In December 1917, Woolf became one of the co-founders of the 1917 Club, which met in Gerrard Street, Soho.
As his wife's mental health worsened, Woolf devoted much of his time to caring for her (he himself suffered from depression). In 1917, the Woolfs bought a small hand-operated printing press and with it they founded the Hogarth Press. Their first project was a pamphlet, hand-printed and bound by themselves. Within ten years the Press had become a full-scale publishing house, issuing Virginia's novels, Leonard's tracts and, among other works, the first edition of T. S. Eliot's The Waste Land. Woolf continued as the main director of the Press until his death. His wife suffered from severe bouts of mental illness throughout her life, until her suicide by drowning in 1941. Later, Leonard fell in love with a married artist, Trekkie Parsons.
Among his nine siblings, Bella Woolf was also an author.
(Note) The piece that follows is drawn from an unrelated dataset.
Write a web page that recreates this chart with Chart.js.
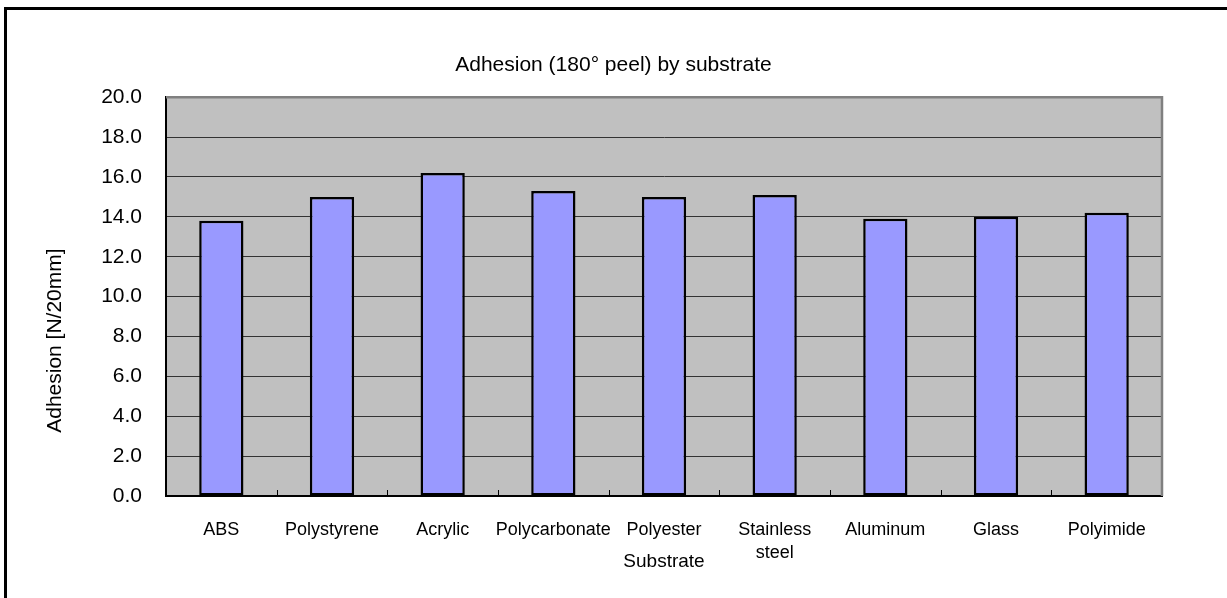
<!DOCTYPE html>
<html>
<head>
<meta charset="utf-8">
<script src="https://cdn.jsdelivr.net/npm/chart.js@4"></script>
<style>
  html, body { margin: 0; padding: 0; background: #fff; overflow: hidden; }
  #frame {
    position: absolute; left: 4px; top: 7px; width: 1300px; height: 700px;
    border: 3px solid #000; box-sizing: border-box;
  }
  #wrap { position: absolute; left: 0; top: 0; width: 1227px; height: 598px; }
</style>
</head>
<body>
<div id="frame"></div>
<div id="wrap"><canvas id="chart" width="1227" height="598"></canvas></div>
<script>
// Chart data
const substrates = ["ABS", "Polystyrene", "Acrylic", "Polycarbonate", "Polyester", ["Stainless", "steel"], "Aluminum", "Glass", "Polyimide"];
const adhesion = [13.8, 15.0, 16.2, 15.3, 15.0, 15.1, 13.9, 14.0, 14.2];
const yMin = 0;
const yMax = 20;
const yStep = 2;

const FONT = "Arial, 'Liberation Sans', sans-serif";

// Grey plot background
const plotBackground = {
  id: "plotBackground",
  beforeDraw(chart) {
    const { ctx, chartArea: a } = chart;
    ctx.save();
    ctx.fillStyle = "#C0C0C0";
    ctx.fillRect(a.left, a.top, a.right - a.left, a.bottom - a.top);
    ctx.restore();
  },
};

// Grey top/right plot border, inward tick marks between categories, y axis title
const plotDecor = {
  id: "plotDecor",
  afterDraw(chart) {
    const { ctx, chartArea: a } = chart;
    const x = chart.scales.x;
    ctx.save();
    ctx.strokeStyle = "#808080";
    ctx.lineWidth = 2.5;
    ctx.beginPath();
    ctx.moveTo(a.left, a.top);
    ctx.lineTo(a.right, a.top);
    ctx.lineTo(a.right, a.bottom);
    ctx.stroke();

    ctx.strokeStyle = "#000";
    ctx.lineWidth = 1;
    ctx.beginPath();
    for (let i = 1; i < substrates.length; i++) {
      const px = Math.round((x.getPixelForValue(i - 1) + x.getPixelForValue(i)) / 2) + 0.5;
      ctx.moveTo(px, a.bottom);
      ctx.lineTo(px, a.bottom - 6);
    }
    ctx.stroke();

    // y axis title
    ctx.translate(55, (a.top + a.bottom) / 2 + 44);
    ctx.rotate(-Math.PI / 2);
    ctx.font = "21px " + FONT;
    ctx.fillStyle = "#000";
    ctx.textAlign = "center";
    ctx.textBaseline = "middle";
    ctx.fillText("Adhesion [N/20mm]", 0, 0);
    ctx.restore();
  },
};

new Chart(document.getElementById("chart").getContext("2d"), {
  type: "bar",
  data: {
    labels: substrates,
    datasets: [
      {
        label: "Adhesion",
        data: adhesion,
        backgroundColor: "#9999FF",
        borderColor: "#000",
        borderWidth: 2.5,
        borderSkipped: false,
        barPercentage: 0.4,
        categoryPercentage: 1.0,
      },
    ],
  },
  options: {
    responsive: false,
    animation: false,
    devicePixelRatio: 1,
    layout: { padding: 0 },
    plugins: {
      legend: { display: false },
      tooltip: { enabled: false },
      title: {
        display: true,
        text: "Adhesion (180° peel) by substrate",
        color: "#000",
        font: { family: FONT, size: 21, weight: "normal" },
        padding: { top: 53, bottom: 19 },
      },
    },
    scales: {
      x: {
        grid: { display: false },
        border: { color: "#000", width: 2 },
        ticks: {
          color: "#000",
          font: { family: FONT, size: 18, lineHeight: 1.25 },
          padding: 15,
          maxRotation: 0,
          autoSkip: false,
        },
        title: {
          display: true,
          text: "Substrate",
          color: "#000",
          font: { family: FONT, size: 19 },
          padding: { top: 0, bottom: 25 },
        },
        afterFit(scale) {
          scale.height = 102;
        },
      },
      y: {
        min: yMin,
        max: yMax,
        grid: { color: "#333", lineWidth: 1, drawTicks: false },
        border: { color: "#000", width: 2 },
        ticks: {
          stepSize: yStep,
          color: "#000",
          font: { family: FONT, size: 21 },
          padding: 24,
          callback: (v) => v.toFixed(1),
        },
        afterFit(scale) {
          scale.width = 166;
        },
      },
      yRight: {
        position: "right",
        grid: { display: false, drawTicks: false },
        border: { display: false },
        ticks: { display: false },
        afterFit(scale) {
          scale.width = 65;
        },
      },
    },
  },
  plugins: [plotBackground, plotDecor],
});
</script>
</body>
</html>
His brother Cecil Nathan Sidney Woolf was the author of Poems (published 1918); Cecil was killed in World War I in 1917. His dissertation Bartolus of Sassoferrato, his Position in the History of Medieval Political Thought was expanded to a book published by Cambridge University Press in 1913 in collaboration with his brother Philip. Philip and Cecil also translated Stendhal's On Love (Duckworth, 1915).